-- START Dataset excerpt --
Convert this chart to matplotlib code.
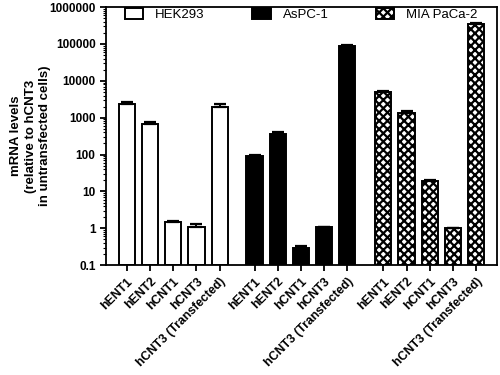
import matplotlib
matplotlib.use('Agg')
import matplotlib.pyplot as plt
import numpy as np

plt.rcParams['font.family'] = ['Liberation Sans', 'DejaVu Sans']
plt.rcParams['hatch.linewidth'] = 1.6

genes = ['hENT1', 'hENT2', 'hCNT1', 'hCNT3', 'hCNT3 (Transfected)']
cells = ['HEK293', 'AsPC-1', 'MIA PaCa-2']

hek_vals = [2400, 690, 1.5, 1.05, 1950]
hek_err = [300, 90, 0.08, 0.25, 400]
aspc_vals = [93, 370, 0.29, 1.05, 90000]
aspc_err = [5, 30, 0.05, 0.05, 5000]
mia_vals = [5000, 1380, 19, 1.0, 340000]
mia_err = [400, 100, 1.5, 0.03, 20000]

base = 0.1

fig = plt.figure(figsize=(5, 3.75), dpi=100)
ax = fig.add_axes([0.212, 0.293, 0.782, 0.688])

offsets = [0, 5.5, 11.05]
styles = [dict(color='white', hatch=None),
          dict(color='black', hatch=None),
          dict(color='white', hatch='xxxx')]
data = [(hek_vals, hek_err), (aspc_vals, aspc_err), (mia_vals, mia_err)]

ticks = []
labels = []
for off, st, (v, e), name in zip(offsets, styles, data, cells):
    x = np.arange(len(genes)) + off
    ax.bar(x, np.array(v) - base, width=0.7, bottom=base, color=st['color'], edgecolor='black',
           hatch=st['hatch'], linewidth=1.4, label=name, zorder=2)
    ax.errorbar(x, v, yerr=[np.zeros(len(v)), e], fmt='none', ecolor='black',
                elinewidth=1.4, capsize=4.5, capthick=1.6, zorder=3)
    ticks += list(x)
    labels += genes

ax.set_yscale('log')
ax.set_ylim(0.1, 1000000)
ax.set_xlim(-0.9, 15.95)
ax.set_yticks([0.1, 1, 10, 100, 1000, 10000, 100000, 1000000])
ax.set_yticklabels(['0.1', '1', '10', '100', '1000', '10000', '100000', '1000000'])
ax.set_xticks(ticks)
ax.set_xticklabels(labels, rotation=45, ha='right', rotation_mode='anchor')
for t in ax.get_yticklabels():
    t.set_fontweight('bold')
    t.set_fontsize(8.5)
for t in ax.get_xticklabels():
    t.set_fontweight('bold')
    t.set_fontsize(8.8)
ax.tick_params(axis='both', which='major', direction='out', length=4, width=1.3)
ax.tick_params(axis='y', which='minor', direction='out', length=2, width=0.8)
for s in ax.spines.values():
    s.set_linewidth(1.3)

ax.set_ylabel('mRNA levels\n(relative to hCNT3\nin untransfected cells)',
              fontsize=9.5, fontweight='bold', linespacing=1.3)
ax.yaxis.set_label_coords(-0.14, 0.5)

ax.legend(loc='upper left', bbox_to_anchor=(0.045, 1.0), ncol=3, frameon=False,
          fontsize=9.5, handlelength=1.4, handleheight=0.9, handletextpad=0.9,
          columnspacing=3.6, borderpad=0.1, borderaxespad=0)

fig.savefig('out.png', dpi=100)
-- END Dataset excerpt --
Transcribe the full listing above exactly, with the images removed.

Convert this chart to matplotlib code.
import matplotlib
matplotlib.use('Agg')
import matplotlib.pyplot as plt
import numpy as np

plt.rcParams['font.family'] = ['Liberation Sans', 'DejaVu Sans']
plt.rcParams['hatch.linewidth'] = 1.6

genes = ['hENT1', 'hENT2', 'hCNT1', 'hCNT3', 'hCNT3 (Transfected)']
cells = ['HEK293', 'AsPC-1', 'MIA PaCa-2']

hek_vals = [2400, 690, 1.5, 1.05, 1950]
hek_err = [300, 90, 0.08, 0.25, 400]
aspc_vals = [93, 370, 0.29, 1.05, 90000]
aspc_err = [5, 30, 0.05, 0.05, 5000]
mia_vals = [5000, 1380, 19, 1.0, 340000]
mia_err = [400, 100, 1.5, 0.03, 20000]

base = 0.1

fig = plt.figure(figsize=(5, 3.75), dpi=100)
ax = fig.add_axes([0.212, 0.293, 0.782, 0.688])

offsets = [0, 5.5, 11.05]
styles = [dict(color='white', hatch=None),
          dict(color='black', hatch=None),
          dict(color='white', hatch='xxxx')]
data = [(hek_vals, hek_err), (aspc_vals, aspc_err), (mia_vals, mia_err)]

ticks = []
labels = []
for off, st, (v, e), name in zip(offsets, styles, data, cells):
    x = np.arange(len(genes)) + off
    ax.bar(x, np.array(v) - base, width=0.7, bottom=base, color=st['color'], edgecolor='black',
           hatch=st['hatch'], linewidth=1.4, label=name, zorder=2)
    ax.errorbar(x, v, yerr=[np.zeros(len(v)), e], fmt='none', ecolor='black',
                elinewidth=1.4, capsize=4.5, capthick=1.6, zorder=3)
    ticks += list(x)
    labels += genes

ax.set_yscale('log')
ax.set_ylim(0.1, 1000000)
ax.set_xlim(-0.9, 15.95)
ax.set_yticks([0.1, 1, 10, 100, 1000, 10000, 100000, 1000000])
ax.set_yticklabels(['0.1', '1', '10', '100', '1000', '10000', '100000', '1000000'])
ax.set_xticks(ticks)
ax.set_xticklabels(labels, rotation=45, ha='right', rotation_mode='anchor')
for t in ax.get_yticklabels():
    t.set_fontweight('bold')
    t.set_fontsize(8.5)
for t in ax.get_xticklabels():
    t.set_fontweight('bold')
    t.set_fontsize(8.8)
ax.tick_params(axis='both', which='major', direction='out', length=4, width=1.3)
ax.tick_params(axis='y', which='minor', direction='out', length=2, width=0.8)
for s in ax.spines.values():
    s.set_linewidth(1.3)

ax.set_ylabel('mRNA levels\n(relative to hCNT3\nin untransfected cells)',
              fontsize=9.5, fontweight='bold', linespacing=1.3)
ax.yaxis.set_label_coords(-0.14, 0.5)

ax.legend(loc='upper left', bbox_to_anchor=(0.045, 1.0), ncol=3, frameon=False,
          fontsize=9.5, handlelength=1.4, handleheight=0.9, handletextpad=0.9,
          columnspacing=3.6, borderpad=0.1, borderaxespad=0)

fig.savefig('out.png', dpi=100)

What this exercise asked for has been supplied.